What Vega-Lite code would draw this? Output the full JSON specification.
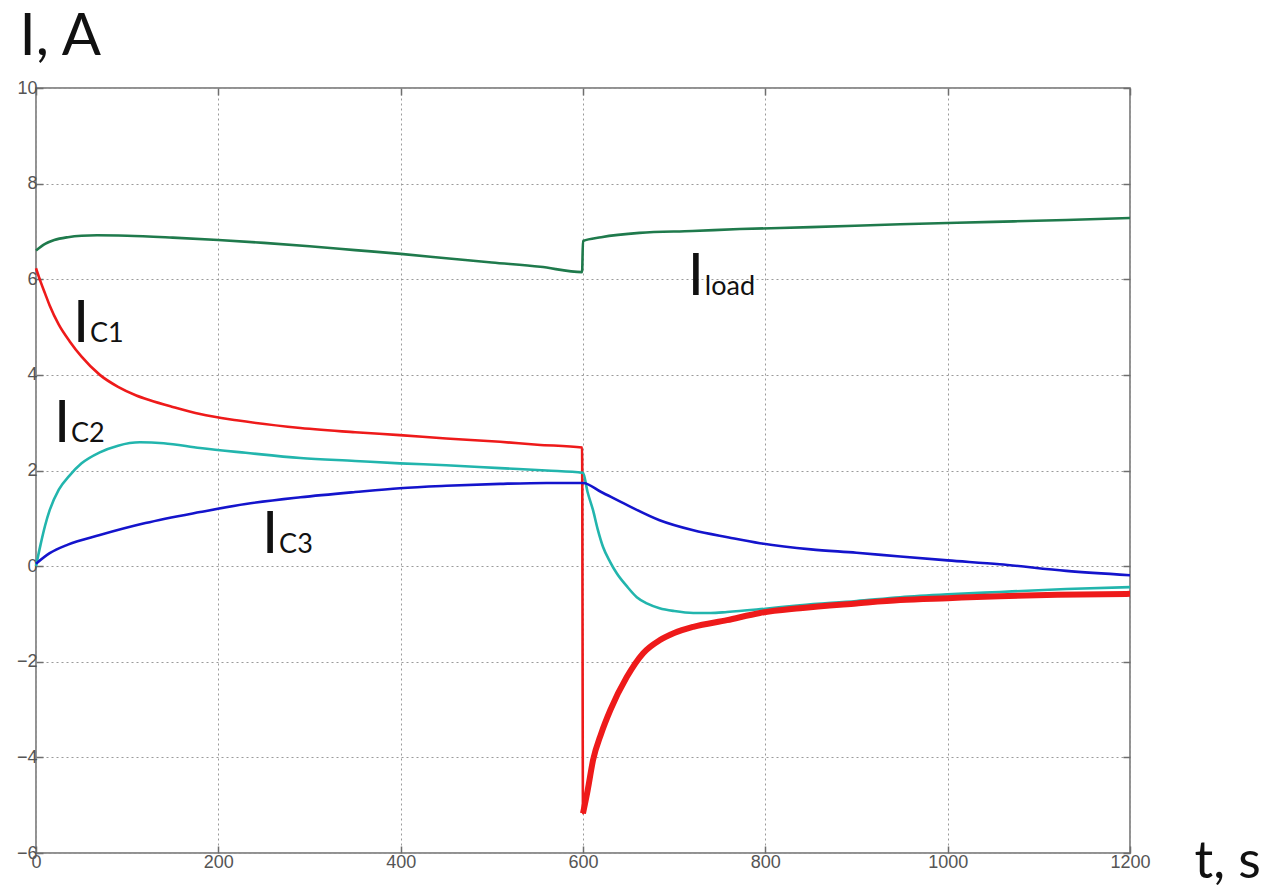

──────

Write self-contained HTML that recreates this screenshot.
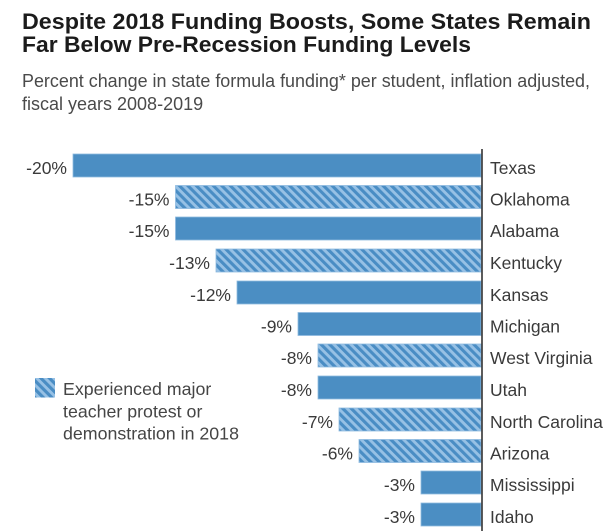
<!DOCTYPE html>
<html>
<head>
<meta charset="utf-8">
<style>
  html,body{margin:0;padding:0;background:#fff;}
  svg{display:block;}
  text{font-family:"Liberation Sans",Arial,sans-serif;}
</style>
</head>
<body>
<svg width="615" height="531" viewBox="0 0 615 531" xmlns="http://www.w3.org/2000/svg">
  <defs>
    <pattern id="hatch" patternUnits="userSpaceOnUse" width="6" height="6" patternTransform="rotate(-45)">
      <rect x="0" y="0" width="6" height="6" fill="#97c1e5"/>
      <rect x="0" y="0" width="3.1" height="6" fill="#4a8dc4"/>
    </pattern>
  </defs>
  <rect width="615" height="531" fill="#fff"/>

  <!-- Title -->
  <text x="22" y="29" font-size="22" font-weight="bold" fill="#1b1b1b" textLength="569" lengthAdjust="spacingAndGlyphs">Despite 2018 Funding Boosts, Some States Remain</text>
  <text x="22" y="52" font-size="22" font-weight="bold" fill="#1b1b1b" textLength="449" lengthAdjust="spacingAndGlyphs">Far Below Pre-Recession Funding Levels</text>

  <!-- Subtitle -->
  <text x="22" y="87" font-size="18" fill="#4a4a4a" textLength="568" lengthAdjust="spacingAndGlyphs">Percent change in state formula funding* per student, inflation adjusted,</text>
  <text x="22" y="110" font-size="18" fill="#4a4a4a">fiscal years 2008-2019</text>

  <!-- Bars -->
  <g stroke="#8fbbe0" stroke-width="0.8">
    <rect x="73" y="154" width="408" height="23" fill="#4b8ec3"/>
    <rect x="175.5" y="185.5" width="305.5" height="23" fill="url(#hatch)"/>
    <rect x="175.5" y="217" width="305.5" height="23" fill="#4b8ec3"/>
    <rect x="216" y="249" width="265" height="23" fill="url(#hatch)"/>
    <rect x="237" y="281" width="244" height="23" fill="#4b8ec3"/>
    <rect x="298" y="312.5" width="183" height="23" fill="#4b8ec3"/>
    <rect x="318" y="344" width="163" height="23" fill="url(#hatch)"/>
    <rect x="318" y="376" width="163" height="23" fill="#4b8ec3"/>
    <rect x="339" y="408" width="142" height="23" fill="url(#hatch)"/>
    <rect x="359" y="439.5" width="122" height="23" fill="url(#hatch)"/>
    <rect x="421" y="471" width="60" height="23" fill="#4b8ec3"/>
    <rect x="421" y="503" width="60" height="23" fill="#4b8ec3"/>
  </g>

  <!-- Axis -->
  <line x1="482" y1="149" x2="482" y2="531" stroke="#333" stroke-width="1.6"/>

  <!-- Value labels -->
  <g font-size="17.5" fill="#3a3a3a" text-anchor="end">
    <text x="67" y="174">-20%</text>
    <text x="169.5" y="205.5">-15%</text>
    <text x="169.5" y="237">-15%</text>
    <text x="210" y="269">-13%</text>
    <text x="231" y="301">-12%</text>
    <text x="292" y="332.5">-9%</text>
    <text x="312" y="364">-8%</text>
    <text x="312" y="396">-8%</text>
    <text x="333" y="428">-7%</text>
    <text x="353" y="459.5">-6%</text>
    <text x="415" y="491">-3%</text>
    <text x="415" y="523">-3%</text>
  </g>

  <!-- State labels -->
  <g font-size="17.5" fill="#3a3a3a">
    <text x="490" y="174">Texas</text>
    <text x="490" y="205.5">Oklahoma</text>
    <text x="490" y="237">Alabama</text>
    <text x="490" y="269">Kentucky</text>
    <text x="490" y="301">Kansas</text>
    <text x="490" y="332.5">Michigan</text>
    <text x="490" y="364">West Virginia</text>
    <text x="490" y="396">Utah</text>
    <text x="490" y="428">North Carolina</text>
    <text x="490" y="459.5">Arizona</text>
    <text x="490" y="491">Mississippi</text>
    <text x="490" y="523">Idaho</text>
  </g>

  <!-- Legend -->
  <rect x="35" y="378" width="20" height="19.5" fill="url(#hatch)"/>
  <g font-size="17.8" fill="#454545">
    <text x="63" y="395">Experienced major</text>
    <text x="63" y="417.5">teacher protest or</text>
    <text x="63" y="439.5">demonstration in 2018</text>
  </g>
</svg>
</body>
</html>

──────

## [WRITTEN PROBLEM]
In the records above, find each line that holds the word "this"; copy all such lines.

## [WRITTEN REPLY]
What Vega-Lite code would draw this? Output the full JSON specification.
Write self-contained HTML that recreates this screenshot.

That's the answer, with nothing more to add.